La constante muerte de periodistas en México no es ya un escándalo social de enormes proporciones, sino un hoyo negro, una grieta inmensa en la moral pública. En un futuro lejano y en caso de que exista algún tipo de supervivencia inteligente, entonces los ciudadanos de aquel tiempo venidero se burlarán de nuestras leyes pueriles y conservadoras del mal, de los legisladores y de su incapacidad de dotar de una estructura legal, conveniente y real a la relación ciudadana. Se preguntarán ¿por qué no se legalizó y controló el uso de las sustancias por entonces prohibidas? ¿Por qué se prefirió la matanza comunal, el crecimiento del crimen, la muerte de los periodistas en vez de crear leyes inteligentes que regularan las drogas y amenguaran el poder de los criminales? Ya Quevedo en el Siglo 17 decía que detrás del “diablo” del chocolate y el tabaco que entraron a España venía el diablo del cohecho y de los ladrones. No hemos aprendido nada. El juicio de futuras generaciones más dotadas éticamente (si es que tal retórica existe) será en todo caso implacable. Hoy, por ejemplo, se discute en México si el ejército debe entrar o salir, elevarse o enterrarse para contener a los grupos más poderosos del narcotráfico, pero no existe la reflexión pertinente acerca de si las leyes con que contamos son adecuadas a la realidad vivida y si el narcotráfico no es consecuencia de las mismas leyes y de que probablemente el binomio educación-regulación de los vicios ya no puede ser llevado a cabo, pues se ha empujado a la sociedad a grados denigrantes en su capacidad reflexiva o convivencial.

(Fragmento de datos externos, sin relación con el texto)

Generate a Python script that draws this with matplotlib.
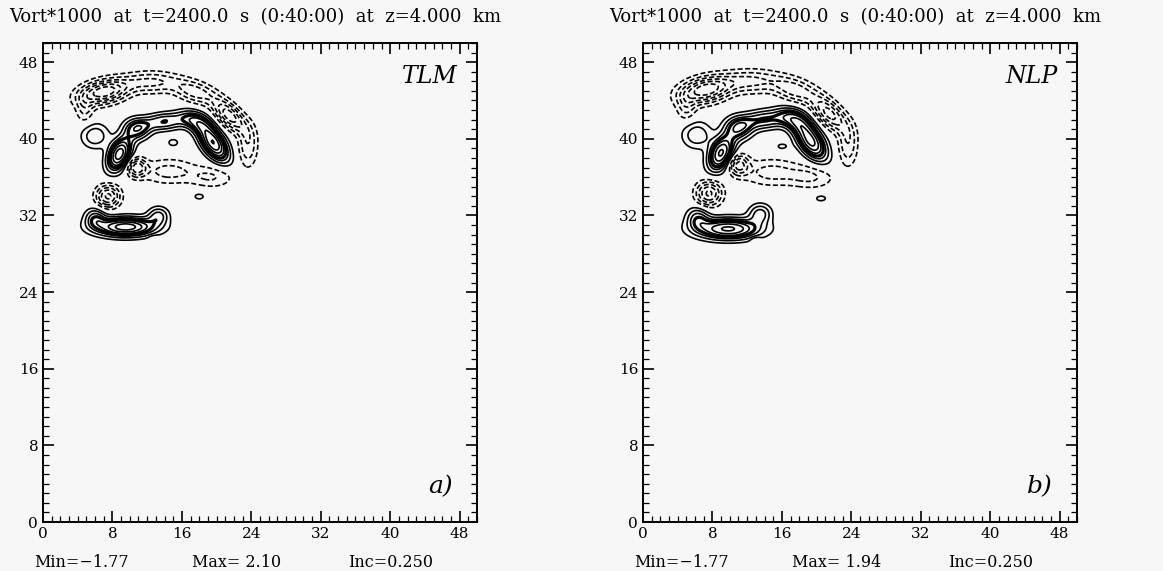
import numpy as np
import matplotlib
matplotlib.use("Agg")
import matplotlib.pyplot as plt
from matplotlib.ticker import MultipleLocator

# Vorticity features: centre x, centre y (km), amplitude,
# half-widths along/across (km), rotation (deg)
TLM_X = [6.0, 8.8, 10.8, 14.0, 17.6, 19.6, 15.0, 18.0, 9.5, 6.0, 13.3,
         7.0, 4.8, 12.5, 17.5, 21.5, 23.6, 10.8, 14.5, 19.5, 7.5, 12.8]
TLM_Y = [40.3, 38.4, 41.0, 41.8, 41.8, 39.6, 39.6, 34.0, 30.8, 31.8, 32.0,
         44.9, 43.0, 45.9, 44.9, 42.4, 39.3, 37.0, 36.6, 36.0, 34.0, 29.5]
TLM_AMP = [0.7, 1.9, 1.1, 1.0, 1.0, 2.0, 0.35, 0.3, 1.9, 0.8, 0.8,
           -1.7, -0.5, -0.8, -0.9, -1.4, -0.7, -1.1, -0.6, -0.5, -1.3, -0.3]
TLM_SX = [1.6, 1.9, 1.5, 2.6, 1.8, 2.3, 0.8, 1.1, 3.6, 1.2, 1.2,
          2.9, 1.0, 3.1, 2.5, 2.3, 1.1, 1.1, 3.2, 2.5, 1.4, 0.6]
TLM_SY = [1.3, 1.2, 1.1, 0.9, 1.0, 1.2, 0.5, 0.6, 1.0, 1.0, 0.9,
          1.2, 1.4, 1.1, 1.1, 1.1, 2.2, 1.0, 1.3, 1.1, 1.2, 0.4]
TLM_ROT = [0, 60, 0, 5, -20, -50, 0, 0, 0, 0, 0,
           10, 0, 0, -15, -40, 0, 0, 0, 0, 0, 0]

NLP_X = [6.2, 9.0, 11.0, 14.0, 17.4, 19.3, 16.0, 20.5, 9.8, 6.3, 13.5,
         7.2, 5.0, 12.5, 17.5, 21.5, 23.6, 11.0, 14.8, 19.5, 7.6, 13.0]
NLP_Y = [40.4, 38.5, 41.1, 42.0, 42.0, 39.8, 39.2, 33.8, 30.6, 31.8, 32.2,
         45.1, 43.2, 46.0, 45.1, 42.6, 39.4, 37.3, 36.5, 36.0, 34.3, 29.4]
NLP_AMP = [0.7, 1.8, 1.1, 1.0, 1.0, 1.85, 0.3, 0.3, 1.8, 0.8, 0.85,
           -1.7, -0.5, -0.8, -0.9, -1.35, -0.7, -1.05, -0.6, -0.5, -1.3, -0.3]
NLP_SX = [1.7, 2.0, 1.6, 2.7, 1.9, 2.4, 1.0, 1.2, 3.8, 1.3, 1.3,
          3.0, 1.1, 3.2, 2.6, 2.4, 1.1, 1.2, 3.4, 2.6, 1.5, 0.6]
NLP_SY = [1.4, 1.3, 1.2, 1.0, 1.1, 1.3, 0.5, 0.6, 1.1, 1.1, 1.0,
          1.3, 1.4, 1.2, 1.2, 1.2, 2.2, 1.1, 1.4, 1.2, 1.3, 0.4]
NLP_ROT = [0, 60, 0, 5, -20, -50, 0, 0, 0, 0, 0,
           10, 0, 0, -15, -40, 0, 0, 0, 0, 0, 0]

TITLE = "Vort*1000  at  t=2400.0  s  (0:40:00)  at  z=4.000  km"
STATS = [("-1.77", " 2.10", "0.250"), ("-1.77", " 1.94", "0.250")]
TAGS = ["TLM", "NLP"]
PANELS = ["a)", "b)"]

SHAPE = 1.1  # slightly flat-topped features

x = np.linspace(0, 50, 401)
y = np.linspace(0, 50, 401)
X, Y = np.meshgrid(x, y)


def field(xs, ys, amps, sxs, sys_, rots):
    z = np.zeros_like(X)
    for cx, cy, a, sx, sy, r in zip(xs, ys, amps, sxs, sys_, rots):
        t = np.deg2rad(r)
        u = (X - cx) * np.cos(t) + (Y - cy) * np.sin(t)
        v = -(X - cx) * np.sin(t) + (Y - cy) * np.cos(t)
        q = (u / sx) ** 2 + (v / sy) ** 2
        z += a * np.exp(-q ** SHAPE)
    return z


fields = [field(TLM_X, TLM_Y, TLM_AMP, TLM_SX, TLM_SY, TLM_ROT),
          field(NLP_X, NLP_Y, NLP_AMP, NLP_SX, NLP_SY, NLP_ROT)]

levels = [l for l in np.arange(-1.75, 2.01, 0.25) if abs(l) > 1e-6]

plt.rcParams['font.family'] = ['DejaVu Serif']
fig = plt.figure(figsize=(11.63, 5.71), dpi=100)
fig.patch.set_facecolor("#f7f7f7")

lefts = [43 / 1163, 643 / 1163]
for i in range(2):
    ax = fig.add_axes([lefts[i], 49 / 571, 434 / 1163, 479 / 571])
    ax.set_facecolor("#f7f7f7")
    z = fields[i]
    styles = [(0, (3, 1.5)) if l < 0 else "-" for l in levels]
    widths = [2.3 if abs(l - 1.0) < 1e-6 else 1.2 for l in levels]
    ax.contour(X, Y, z, levels=levels, colors="black",
               linestyles=styles, linewidths=widths)
    ax.set_xlim(0, 50)
    ax.set_ylim(0, 50)
    ax.xaxis.set_major_locator(MultipleLocator(8))
    ax.yaxis.set_major_locator(MultipleLocator(8))
    ax.xaxis.set_minor_locator(MultipleLocator(1))
    ax.yaxis.set_minor_locator(MultipleLocator(1))
    ax.tick_params(which="both", direction="in", top=True, right=True,
                   labelsize=11, colors="black")
    ax.tick_params(which="major", length=8, width=1.2)
    ax.tick_params(which="minor", length=4, width=0.9)
    for s in ax.spines.values():
        s.set_linewidth(1.4)
    ax.text(0.955, 0.955, TAGS[i], transform=ax.transAxes, ha="right", va="top",
            fontsize=17, style="italic")
    ax.text(0.945, 0.05, PANELS[i], transform=ax.transAxes, ha="right", va="bottom",
            fontsize=18, style="italic")
    ax.text(0.49, 1.035, TITLE, transform=ax.transAxes, ha="center", va="bottom",
            fontsize=13)
    mn, mx, inc = STATS[i]
    ax.text(-0.02, -0.085, "Min=" + mn.replace("-", "\u2212"), transform=ax.transAxes,
            ha="left", va="center", fontsize=11.5)
    ax.text(0.445, -0.085, "Max=" + mx, transform=ax.transAxes,
            ha="center", va="center", fontsize=11.5)
    ax.text(0.80, -0.085, "Inc=" + inc, transform=ax.transAxes,
            ha="center", va="center", fontsize=11.5)

plt.savefig("out.png", dpi=100, facecolor=fig.get_facecolor())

Umberto Eco, en su libro “El superhombre de masas” hace la diferencia entre la novela popular y la novela problemática y dice que la primera tiende a la paz, al final feliz y al reconocimiento del Bien sobre el Mal; en cambio, en la segunda, en la novela problemática, el lector queda en guerra consigo mismo, ya que la idea del Bien es deteriorada y puesta en duda: aquí uno no se conforma y la esperanza de que el Bien se imponga se desvanece. (Cuando me preguntan cuál es la diferencia entre la novela y la realidad me apresuro a responder: “Yo creo que es exactamente la misma cosa”. Las diferencias las inventan, en este tema, los oportunistas).

Tal como en la descripción de Eco, yo tiendo a creer que en la novela popular (es decir, en la vida común, popular, normal) existe, incluso soterrada, la esperanza de que el Bien se haga presente tarde o temprano, sea por la aparición de un rey bueno y justo, o porque simplemente el destino nos será más amable luego de tanta desgracia sufrida; en cambio, en la novela problemática (la vida educada, las minorías, el arte y el pensamiento) el ánimo se ensombrece cada vez más hasta grados en que la esperanza del Bien llega a parecer ridícula y banal. Me gustaría insistir en el hecho de que el ser humano tiene derecho a recuperar su vida de la cárcel social a la que ha sido arrojado, sea a través de las lecturas, del ejercicio crítico o de la construcción individual de sus ideales. Imposible, claro, la novela popular se impondrá y el remedo de ciudadano que, en su gran mayoría, habita la aldea global (como se le llama pomposamente al súper mercado de golosinas y entretenimiento actual) ya no puede tomar decisiones personales, pues ha sido desquebrajado como unidad civil. No crean, estimados lectores, que me he convertido en un Plotino contemporáneo. Estoy tan confundido como ustedes (pido perdón a quienes lo saben todo), sólo que no encuentro señales de mejoría en la enfermedad que nos acosa como país y tal vez busco una salida utópica a la oscuridad reinante. Al menos Quevedo me acompaña.